- _Problem to work on_:
Within the records that follow, restate exactly the lines from the line with "Clone this chart in matplotlib." down to the line with "import numpy as np", including both. Omit the pictures.

Rows from a dataset of charts and code:

# # # #

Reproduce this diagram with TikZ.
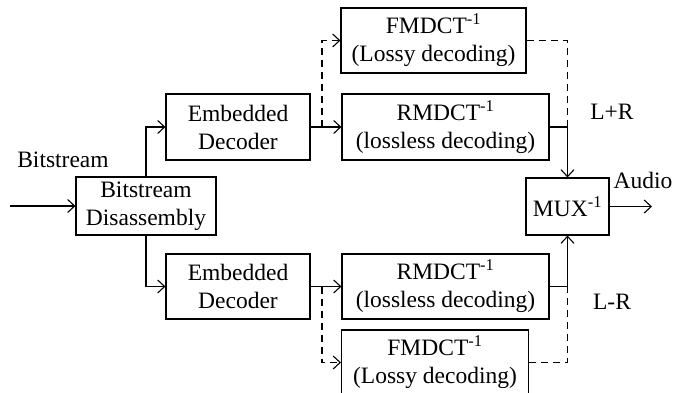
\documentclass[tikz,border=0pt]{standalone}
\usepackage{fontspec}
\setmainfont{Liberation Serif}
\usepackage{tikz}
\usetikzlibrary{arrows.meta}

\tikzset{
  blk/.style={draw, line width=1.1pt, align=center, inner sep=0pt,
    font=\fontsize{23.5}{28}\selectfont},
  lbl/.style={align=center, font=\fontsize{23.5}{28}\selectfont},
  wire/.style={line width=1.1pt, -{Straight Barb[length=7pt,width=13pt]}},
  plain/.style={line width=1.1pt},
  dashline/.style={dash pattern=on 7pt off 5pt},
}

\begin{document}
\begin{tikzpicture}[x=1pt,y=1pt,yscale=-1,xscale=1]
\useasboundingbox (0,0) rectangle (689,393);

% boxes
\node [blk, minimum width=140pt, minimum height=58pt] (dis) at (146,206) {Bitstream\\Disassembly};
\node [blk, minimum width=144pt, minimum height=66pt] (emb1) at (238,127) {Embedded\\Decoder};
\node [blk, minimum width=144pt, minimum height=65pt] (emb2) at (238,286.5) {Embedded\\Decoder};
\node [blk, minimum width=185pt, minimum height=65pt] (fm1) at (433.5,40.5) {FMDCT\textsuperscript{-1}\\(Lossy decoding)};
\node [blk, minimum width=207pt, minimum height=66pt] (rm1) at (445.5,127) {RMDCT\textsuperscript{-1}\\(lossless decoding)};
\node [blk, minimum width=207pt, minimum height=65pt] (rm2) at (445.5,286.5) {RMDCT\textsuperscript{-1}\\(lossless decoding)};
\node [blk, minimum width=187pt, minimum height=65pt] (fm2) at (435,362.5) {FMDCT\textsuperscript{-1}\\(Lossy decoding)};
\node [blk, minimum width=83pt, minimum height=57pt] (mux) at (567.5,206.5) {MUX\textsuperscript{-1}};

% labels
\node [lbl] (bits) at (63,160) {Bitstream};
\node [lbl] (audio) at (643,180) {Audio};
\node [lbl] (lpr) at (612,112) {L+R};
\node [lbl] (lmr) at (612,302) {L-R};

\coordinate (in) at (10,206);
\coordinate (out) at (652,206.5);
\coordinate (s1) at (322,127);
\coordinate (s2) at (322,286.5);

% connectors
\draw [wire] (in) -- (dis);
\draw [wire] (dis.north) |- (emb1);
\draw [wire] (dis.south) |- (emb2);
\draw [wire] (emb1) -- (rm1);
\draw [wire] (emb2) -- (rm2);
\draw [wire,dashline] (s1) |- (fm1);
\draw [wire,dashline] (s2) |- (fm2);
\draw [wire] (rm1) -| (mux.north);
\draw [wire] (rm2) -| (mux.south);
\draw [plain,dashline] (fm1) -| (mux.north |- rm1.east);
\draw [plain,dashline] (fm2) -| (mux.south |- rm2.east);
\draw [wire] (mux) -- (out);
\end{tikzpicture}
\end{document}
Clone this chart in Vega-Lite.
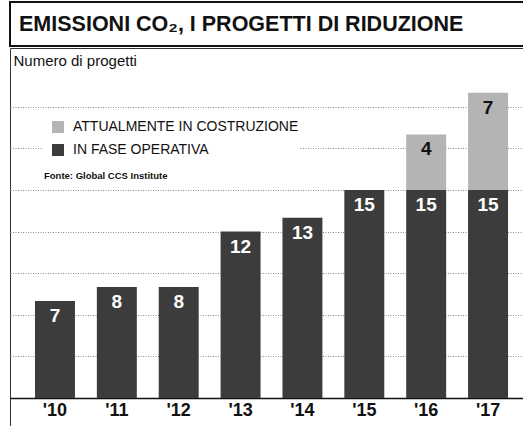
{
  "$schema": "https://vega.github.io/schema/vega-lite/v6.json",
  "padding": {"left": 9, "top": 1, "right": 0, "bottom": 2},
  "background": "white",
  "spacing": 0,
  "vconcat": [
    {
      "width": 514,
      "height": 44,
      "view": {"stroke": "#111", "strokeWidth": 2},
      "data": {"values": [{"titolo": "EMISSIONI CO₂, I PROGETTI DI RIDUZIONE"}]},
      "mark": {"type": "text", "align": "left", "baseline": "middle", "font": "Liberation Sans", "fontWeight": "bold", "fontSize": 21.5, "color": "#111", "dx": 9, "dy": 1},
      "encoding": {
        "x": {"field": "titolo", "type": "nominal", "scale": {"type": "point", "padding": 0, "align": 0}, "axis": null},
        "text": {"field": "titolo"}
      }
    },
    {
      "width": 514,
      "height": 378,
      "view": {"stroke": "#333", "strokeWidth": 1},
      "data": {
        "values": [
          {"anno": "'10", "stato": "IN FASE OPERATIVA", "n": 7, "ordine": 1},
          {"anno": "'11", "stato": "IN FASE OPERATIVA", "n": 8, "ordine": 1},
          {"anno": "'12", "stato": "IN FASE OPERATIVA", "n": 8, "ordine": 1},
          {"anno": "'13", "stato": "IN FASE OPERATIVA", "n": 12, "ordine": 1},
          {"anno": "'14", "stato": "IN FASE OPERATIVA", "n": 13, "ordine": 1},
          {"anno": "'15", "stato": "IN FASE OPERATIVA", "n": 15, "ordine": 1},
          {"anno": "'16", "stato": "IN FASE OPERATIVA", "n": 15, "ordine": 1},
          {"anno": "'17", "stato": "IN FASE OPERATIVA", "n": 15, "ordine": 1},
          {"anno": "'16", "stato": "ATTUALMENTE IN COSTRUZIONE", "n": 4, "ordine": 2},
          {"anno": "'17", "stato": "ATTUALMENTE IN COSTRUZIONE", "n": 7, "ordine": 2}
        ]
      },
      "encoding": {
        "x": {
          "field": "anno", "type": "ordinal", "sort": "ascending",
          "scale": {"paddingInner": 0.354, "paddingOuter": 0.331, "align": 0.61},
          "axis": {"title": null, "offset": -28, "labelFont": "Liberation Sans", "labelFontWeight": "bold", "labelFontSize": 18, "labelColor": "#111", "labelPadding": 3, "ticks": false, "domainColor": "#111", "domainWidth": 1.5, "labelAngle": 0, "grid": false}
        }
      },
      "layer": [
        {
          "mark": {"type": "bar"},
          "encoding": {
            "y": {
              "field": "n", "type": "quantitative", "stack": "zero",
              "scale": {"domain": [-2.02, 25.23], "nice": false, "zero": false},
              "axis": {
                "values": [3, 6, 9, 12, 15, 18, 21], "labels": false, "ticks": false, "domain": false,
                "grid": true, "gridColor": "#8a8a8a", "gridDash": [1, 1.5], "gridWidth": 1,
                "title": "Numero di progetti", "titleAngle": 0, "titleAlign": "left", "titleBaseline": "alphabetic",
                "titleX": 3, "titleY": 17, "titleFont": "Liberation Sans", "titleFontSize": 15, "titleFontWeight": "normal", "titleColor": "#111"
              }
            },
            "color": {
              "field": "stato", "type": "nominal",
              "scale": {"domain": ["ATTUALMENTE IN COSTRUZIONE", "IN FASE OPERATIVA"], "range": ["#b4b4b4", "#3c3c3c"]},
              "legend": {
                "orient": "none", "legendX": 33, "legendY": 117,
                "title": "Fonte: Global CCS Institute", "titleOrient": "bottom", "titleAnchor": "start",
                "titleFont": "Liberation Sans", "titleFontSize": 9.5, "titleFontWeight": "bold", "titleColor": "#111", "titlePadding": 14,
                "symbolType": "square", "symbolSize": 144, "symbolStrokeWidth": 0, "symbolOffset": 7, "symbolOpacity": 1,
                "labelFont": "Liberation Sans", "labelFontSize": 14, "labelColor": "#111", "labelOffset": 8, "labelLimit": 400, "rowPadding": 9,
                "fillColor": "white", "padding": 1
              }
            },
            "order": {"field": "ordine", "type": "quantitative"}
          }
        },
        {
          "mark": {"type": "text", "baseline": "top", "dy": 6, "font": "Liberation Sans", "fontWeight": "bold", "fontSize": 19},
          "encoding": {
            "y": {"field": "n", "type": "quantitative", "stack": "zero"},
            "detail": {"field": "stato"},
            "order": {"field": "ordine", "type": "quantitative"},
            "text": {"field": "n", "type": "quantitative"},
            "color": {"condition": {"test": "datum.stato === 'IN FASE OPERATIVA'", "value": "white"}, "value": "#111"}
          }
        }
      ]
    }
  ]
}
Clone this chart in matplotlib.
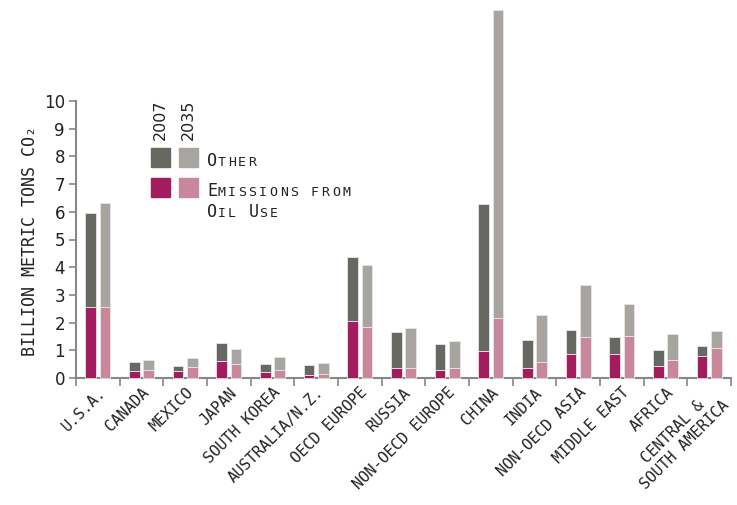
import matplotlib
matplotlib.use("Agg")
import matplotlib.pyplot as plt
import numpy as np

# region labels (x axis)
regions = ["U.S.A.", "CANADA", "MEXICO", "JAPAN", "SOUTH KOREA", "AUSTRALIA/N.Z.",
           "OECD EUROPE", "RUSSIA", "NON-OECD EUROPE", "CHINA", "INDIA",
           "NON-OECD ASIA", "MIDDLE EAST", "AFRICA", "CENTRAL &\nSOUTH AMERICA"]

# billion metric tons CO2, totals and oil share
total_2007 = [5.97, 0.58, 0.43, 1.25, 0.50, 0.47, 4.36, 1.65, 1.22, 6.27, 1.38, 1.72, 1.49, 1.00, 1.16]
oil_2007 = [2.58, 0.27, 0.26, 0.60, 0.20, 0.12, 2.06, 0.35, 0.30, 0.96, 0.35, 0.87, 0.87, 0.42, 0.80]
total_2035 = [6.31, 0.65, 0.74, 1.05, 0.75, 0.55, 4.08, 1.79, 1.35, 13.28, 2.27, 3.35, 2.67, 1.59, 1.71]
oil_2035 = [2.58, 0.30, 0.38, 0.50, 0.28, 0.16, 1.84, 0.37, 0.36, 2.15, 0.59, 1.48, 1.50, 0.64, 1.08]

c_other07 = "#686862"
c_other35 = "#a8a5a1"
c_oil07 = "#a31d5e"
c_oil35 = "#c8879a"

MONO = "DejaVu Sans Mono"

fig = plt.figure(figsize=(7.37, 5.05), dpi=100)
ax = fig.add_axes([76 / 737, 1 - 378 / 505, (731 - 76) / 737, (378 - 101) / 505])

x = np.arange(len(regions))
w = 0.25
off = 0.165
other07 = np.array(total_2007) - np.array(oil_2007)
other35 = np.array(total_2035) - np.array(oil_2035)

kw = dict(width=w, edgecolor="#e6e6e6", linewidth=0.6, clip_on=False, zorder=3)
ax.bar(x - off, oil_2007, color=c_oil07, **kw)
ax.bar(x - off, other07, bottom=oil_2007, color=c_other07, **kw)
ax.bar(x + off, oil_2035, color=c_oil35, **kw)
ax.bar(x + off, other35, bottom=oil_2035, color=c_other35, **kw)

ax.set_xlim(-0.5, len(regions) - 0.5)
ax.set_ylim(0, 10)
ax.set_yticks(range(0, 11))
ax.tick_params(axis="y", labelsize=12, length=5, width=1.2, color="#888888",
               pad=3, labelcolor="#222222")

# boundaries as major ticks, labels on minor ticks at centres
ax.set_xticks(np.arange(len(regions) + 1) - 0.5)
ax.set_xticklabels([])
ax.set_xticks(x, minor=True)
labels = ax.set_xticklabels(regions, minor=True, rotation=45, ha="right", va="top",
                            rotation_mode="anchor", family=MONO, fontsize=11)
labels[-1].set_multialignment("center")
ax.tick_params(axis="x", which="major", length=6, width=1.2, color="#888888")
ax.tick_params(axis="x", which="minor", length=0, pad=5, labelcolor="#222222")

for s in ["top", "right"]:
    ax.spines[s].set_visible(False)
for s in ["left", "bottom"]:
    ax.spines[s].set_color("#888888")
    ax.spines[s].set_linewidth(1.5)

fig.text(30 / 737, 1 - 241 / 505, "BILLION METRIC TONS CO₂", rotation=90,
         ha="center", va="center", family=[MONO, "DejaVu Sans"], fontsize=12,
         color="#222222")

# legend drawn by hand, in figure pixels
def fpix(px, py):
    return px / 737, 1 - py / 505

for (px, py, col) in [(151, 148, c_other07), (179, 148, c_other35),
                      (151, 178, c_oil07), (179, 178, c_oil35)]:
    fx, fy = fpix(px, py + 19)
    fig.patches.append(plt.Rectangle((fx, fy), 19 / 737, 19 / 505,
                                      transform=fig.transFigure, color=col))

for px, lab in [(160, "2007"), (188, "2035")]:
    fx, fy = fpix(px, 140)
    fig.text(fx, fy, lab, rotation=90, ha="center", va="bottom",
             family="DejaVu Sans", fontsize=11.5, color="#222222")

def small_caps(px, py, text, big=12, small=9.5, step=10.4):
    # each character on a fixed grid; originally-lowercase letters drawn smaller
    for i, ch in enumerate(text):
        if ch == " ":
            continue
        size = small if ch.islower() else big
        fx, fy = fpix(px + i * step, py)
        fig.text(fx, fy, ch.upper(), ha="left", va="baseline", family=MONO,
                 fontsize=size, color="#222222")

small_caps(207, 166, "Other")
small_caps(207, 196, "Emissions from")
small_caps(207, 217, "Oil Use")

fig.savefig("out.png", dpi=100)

# # # #

- _In response_:
Clone this chart in matplotlib.
import matplotlib
matplotlib.use("Agg")
import matplotlib.pyplot as plt
import numpy as np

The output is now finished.